The problem = Output each line exactly as it appears, skipping any embedded picture.

=-=-=-=-=

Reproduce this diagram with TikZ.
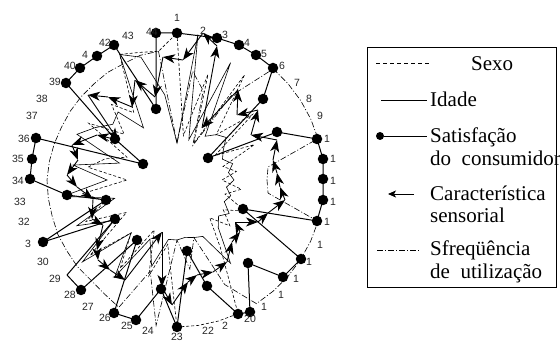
\documentclass[tikz,border=0pt]{standalone}
\usepackage{fontspec}
\setmainfont{Liberation Serif}
\newfontfamily\labfont{Liberation Sans}
\usetikzlibrary{arrows.meta,calc}
\begin{document}
\begin{tikzpicture}[x=1pt,y=-1pt,
  satline/.style={line width=1pt,black,line join=round},
  sdot/.style={circle,fill=black,inner sep=0pt,minimum size=10.5pt},
  arr/.style={line width=0.9pt,-{Stealth[length=12pt,width=9pt,inset=3.5pt]}},
  idade/.style={line width=0.6pt},
  sexo/.style={line width=0.6pt,dash pattern=on 3pt off 2pt},
  freq/.style={line width=0.6pt,dash pattern=on 6pt off 2pt on 1pt off 2pt},
  lab/.style={font=\labfont\fontsize{10.5}{12}\selectfont,inner sep=0pt,text=black!85},
  leg/.style={font=\fontsize{21}{22}\selectfont,inner sep=0pt,anchor=base west}]
\useasboundingbox (0,0) rectangle (560,344);
\coordinate (C) at (177,180);
% frequency of use (dash-dot)
\foreach \r [count=\k] in {37,110,93,38,100,147,147,147,147,147,92,90,92,147,147,147,147,147,147,115,60,90,60,147,95,140,135,132,132,131,131,130,130,130,129,128,127,127,127,127,128,128,130,130}
  {\coordinate (F\k) at ($(C)+({(\k-1)*360/44-90}:\r)$);}
\draw[freq] (F1) \foreach \k in {2,...,44}{ -- (F\k)} -- cycle;
% sex (dashed)
\foreach \r [count=\k] in {147,45,110,40,125,60,100,45,85,48,60,45,65,50,75,55,70,50,80,147,147,147,147,65,100,55,105,70,115,60,100,75,95,50,90,75,55,105,70,100,80,138,133,130}
  {\coordinate (X\k) at ($(C)+({(\k-1)*360/44-90}:\r)$);}
\draw[sexo] (X1) \foreach \k in {2,...,44}{ -- (X\k)} -- cycle;
% age (solid thin)
\foreach \r [count=\k] in {37,147,42,129,52,60,65,55,50,58,52,57,50,56,52,62,55,63,99,62,60,58,60,60,90,65,115,70,125,75,110,65,115,70,105,60,110,97,85,90,62,138,128,86}
  {\coordinate (I\k) at ($(C)+({(\k-1)*360/44-90}:\r)$);}
\draw[idade] (I1) \foreach \k in {2,...,44}{ -- (I\k)} -- cycle;
% sensory characteristic (arrows)
\foreach \px/\py [count=\k] in {183/60,203/33,217/46,202/128,238/90,237/115,258/110,251/135,277/140,273/160,277/173,280/187,285/200,268/213,258/222,235/222,240/232,232/242,227/262,213/272,197/275,188/282,172/305,162/287,162/232,125/280,110/270,98/260,97/250,103/225,92/219,93/199,77/187,67/175,78/160,72/145,97/135,118/140,88/95,108/97,132/107,135/80,155/97,163/57}
  {\coordinate (A\k) at (\px,\py);}
\foreach \k in {1,...,44}{\pgfmathtruncatemacro{\nx}{mod(\k,44)+1}\draw[arr] (A\nx) -- (A\k);}
% consumer satisfaction (dots)
\foreach \px/\py [count=\k] in {177/33,217/38,239/45,256/55,273/68,263/99,208/158,277/132,317/139,323/159,323/179,323/200,317/221,243/209,301/259,283/277,248/263,250/312,238/314,207/286,187/251,177/327,161/289,136/320,114/313,137/240,81/290,67/275,115/219,43/242,106/200,67/195,30/179,32/159,36/138,143/164,115/139,66/83,80/68,97/56,114/45,156/109,156/33}
  {\coordinate (S\k) at (\px,\py);}
\draw[satline] (S1) \foreach \k in {2,...,43}{ -- (S\k)} -- cycle;
\foreach \k in {1,...,27,29,30,...,43}{\node[sdot] (D\k) at (S\k) {};}
% axis labels
\foreach \t/\x/\y [count=\k] in {1/177/18,2/203/31,3/225/35,4/247/43,5/264/54,6/282/66,7/297/83,8/309/99,9/320/116,1/327/139,1/333/159,1/333/181,1/333/202,1/327/222,1/320/245,1/309/262,1/296/279,1/281/295,1/264/307,20/250/319,2/225/326,22/208/331,23/177/337,24/148/331,25/127/326,26/105/318,27/88/307,28/70/295,29/55/279,30/43/262,3/28/244,32/24/222,33/20/202,34/18/181,35/18/159,36/24/139,37/32/116,38/42/99,39/55/82,40/70/66,4/85/55,42/105/43,43/128/36,44/152/32}
  {\node[lab] (L\k) at (\x,\y) {\t};}
% legend
\draw[line width=0.8pt] (367,47) rectangle (556,287);
\coordinate (ga) at (376,63); \coordinate (gb) at (429,63);
\draw[line width=0.8pt,dash pattern=on 4pt off 3pt] (ga) -- (gb);
\node[leg] (t1) at (471,70.6) {Sexo};
\coordinate (ha) at (381,100); \coordinate (hb) at (427,100);
\draw[line width=0.8pt] (ha) -- (hb);
\node[leg] (t2) at (430,107) {Idade};
\node[sdot,minimum size=8pt] (ld) at (380,136) {};
\coordinate (lb) at (427,136);
\draw[line width=0.8pt] (ld) -- (lb);
\node[leg] (t3) at (430,143) {Satisfação};
\node[leg] (t4) at (430,166) {do\hspace{0.25em} consumidor};
\coordinate (ka) at (414,194); \coordinate (kb) at (388,194);
\draw[line width=0.9pt,-{Stealth[length=8pt,width=7pt,inset=2pt]}] (ka) -- (kb);
\node[leg] (t5) at (430,201) {Característica};
\node[leg] (t6) at (430,223) {sensorial};
\coordinate (ma) at (377,250); \coordinate (mb) at (420,250);
\draw[line width=0.8pt,dash pattern=on 6pt off 2pt on 1pt off 2pt] (ma) -- (mb);
\node[leg] (t7) at (430,256) {Sfreqüência};
\node[leg] (t8) at (430,279) {de\hspace{0.25em} utilização};
\end{tikzpicture}
\end{document}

=-=-=-=-=

Written solution =
Reproduce this diagram with TikZ.
\documentclass[tikz,border=0pt]{standalone}
\usepackage{fontspec}
\setmainfont{Liberation Serif}
\newfontfamily\labfont{Liberation Sans}
\usetikzlibrary{arrows.meta,calc}
\begin{document}
\begin{tikzpicture}[x=1pt,y=-1pt,
  satline/.style={line width=1pt,black,line join=round},
  sdot/.style={circle,fill=black,inner sep=0pt,minimum size=10.5pt},
  arr/.style={line width=0.9pt,-{Stealth[length=12pt,width=9pt,inset=3.5pt]}},
  idade/.style={line width=0.6pt},
  sexo/.style={line width=0.6pt,dash pattern=on 3pt off 2pt},
  freq/.style={line width=0.6pt,dash pattern=on 6pt off 2pt on 1pt off 2pt},
  lab/.style={font=\labfont\fontsize{10.5}{12}\selectfont,inner sep=0pt,text=black!85},
  leg/.style={font=\fontsize{21}{22}\selectfont,inner sep=0pt,anchor=base west}]
\useasboundingbox (0,0) rectangle (560,344);
\coordinate (C) at (177,180);
% frequency of use (dash-dot)
\foreach \r [count=\k] in {37,110,93,38,100,147,147,147,147,147,92,90,92,147,147,147,147,147,147,115,60,90,60,147,95,140,135,132,132,131,131,130,130,130,129,128,127,127,127,127,128,128,130,130}
  {\coordinate (F\k) at ($(C)+({(\k-1)*360/44-90}:\r)$);}
\draw[freq] (F1) \foreach \k in {2,...,44}{ -- (F\k)} -- cycle;
% sex (dashed)
\foreach \r [count=\k] in {147,45,110,40,125,60,100,45,85,48,60,45,65,50,75,55,70,50,80,147,147,147,147,65,100,55,105,70,115,60,100,75,95,50,90,75,55,105,70,100,80,138,133,130}
  {\coordinate (X\k) at ($(C)+({(\k-1)*360/44-90}:\r)$);}
\draw[sexo] (X1) \foreach \k in {2,...,44}{ -- (X\k)} -- cycle;
% age (solid thin)
\foreach \r [count=\k] in {37,147,42,129,52,60,65,55,50,58,52,57,50,56,52,62,55,63,99,62,60,58,60,60,90,65,115,70,125,75,110,65,115,70,105,60,110,97,85,90,62,138,128,86}
  {\coordinate (I\k) at ($(C)+({(\k-1)*360/44-90}:\r)$);}
\draw[idade] (I1) \foreach \k in {2,...,44}{ -- (I\k)} -- cycle;
% sensory characteristic (arrows)
\foreach \px/\py [count=\k] in {183/60,203/33,217/46,202/128,238/90,237/115,258/110,251/135,277/140,273/160,277/173,280/187,285/200,268/213,258/222,235/222,240/232,232/242,227/262,213/272,197/275,188/282,172/305,162/287,162/232,125/280,110/270,98/260,97/250,103/225,92/219,93/199,77/187,67/175,78/160,72/145,97/135,118/140,88/95,108/97,132/107,135/80,155/97,163/57}
  {\coordinate (A\k) at (\px,\py);}
\foreach \k in {1,...,44}{\pgfmathtruncatemacro{\nx}{mod(\k,44)+1}\draw[arr] (A\nx) -- (A\k);}
% consumer satisfaction (dots)
\foreach \px/\py [count=\k] in {177/33,217/38,239/45,256/55,273/68,263/99,208/158,277/132,317/139,323/159,323/179,323/200,317/221,243/209,301/259,283/277,248/263,250/312,238/314,207/286,187/251,177/327,161/289,136/320,114/313,137/240,81/290,67/275,115/219,43/242,106/200,67/195,30/179,32/159,36/138,143/164,115/139,66/83,80/68,97/56,114/45,156/109,156/33}
  {\coordinate (S\k) at (\px,\py);}
\draw[satline] (S1) \foreach \k in {2,...,43}{ -- (S\k)} -- cycle;
\foreach \k in {1,...,27,29,30,...,43}{\node[sdot] (D\k) at (S\k) {};}
% axis labels
\foreach \t/\x/\y [count=\k] in {1/177/18,2/203/31,3/225/35,4/247/43,5/264/54,6/282/66,7/297/83,8/309/99,9/320/116,1/327/139,1/333/159,1/333/181,1/333/202,1/327/222,1/320/245,1/309/262,1/296/279,1/281/295,1/264/307,20/250/319,2/225/326,22/208/331,23/177/337,24/148/331,25/127/326,26/105/318,27/88/307,28/70/295,29/55/279,30/43/262,3/28/244,32/24/222,33/20/202,34/18/181,35/18/159,36/24/139,37/32/116,38/42/99,39/55/82,40/70/66,4/85/55,42/105/43,43/128/36,44/152/32}
  {\node[lab] (L\k) at (\x,\y) {\t};}
% legend
\draw[line width=0.8pt] (367,47) rectangle (556,287);
\coordinate (ga) at (376,63); \coordinate (gb) at (429,63);
\draw[line width=0.8pt,dash pattern=on 4pt off 3pt] (ga) -- (gb);
\node[leg] (t1) at (471,70.6) {Sexo};
\coordinate (ha) at (381,100); \coordinate (hb) at (427,100);
\draw[line width=0.8pt] (ha) -- (hb);
\node[leg] (t2) at (430,107) {Idade};
\node[sdot,minimum size=8pt] (ld) at (380,136) {};
\coordinate (lb) at (427,136);
\draw[line width=0.8pt] (ld) -- (lb);
\node[leg] (t3) at (430,143) {Satisfação};
\node[leg] (t4) at (430,166) {do\hspace{0.25em} consumidor};
\coordinate (ka) at (414,194); \coordinate (kb) at (388,194);
\draw[line width=0.9pt,-{Stealth[length=8pt,width=7pt,inset=2pt]}] (ka) -- (kb);
\node[leg] (t5) at (430,201) {Característica};
\node[leg] (t6) at (430,223) {sensorial};
\coordinate (ma) at (377,250); \coordinate (mb) at (420,250);
\draw[line width=0.8pt,dash pattern=on 6pt off 2pt on 1pt off 2pt] (ma) -- (mb);
\node[leg] (t7) at (430,256) {Sfreqüência};
\node[leg] (t8) at (430,279) {de\hspace{0.25em} utilização};
\end{tikzpicture}
\end{document}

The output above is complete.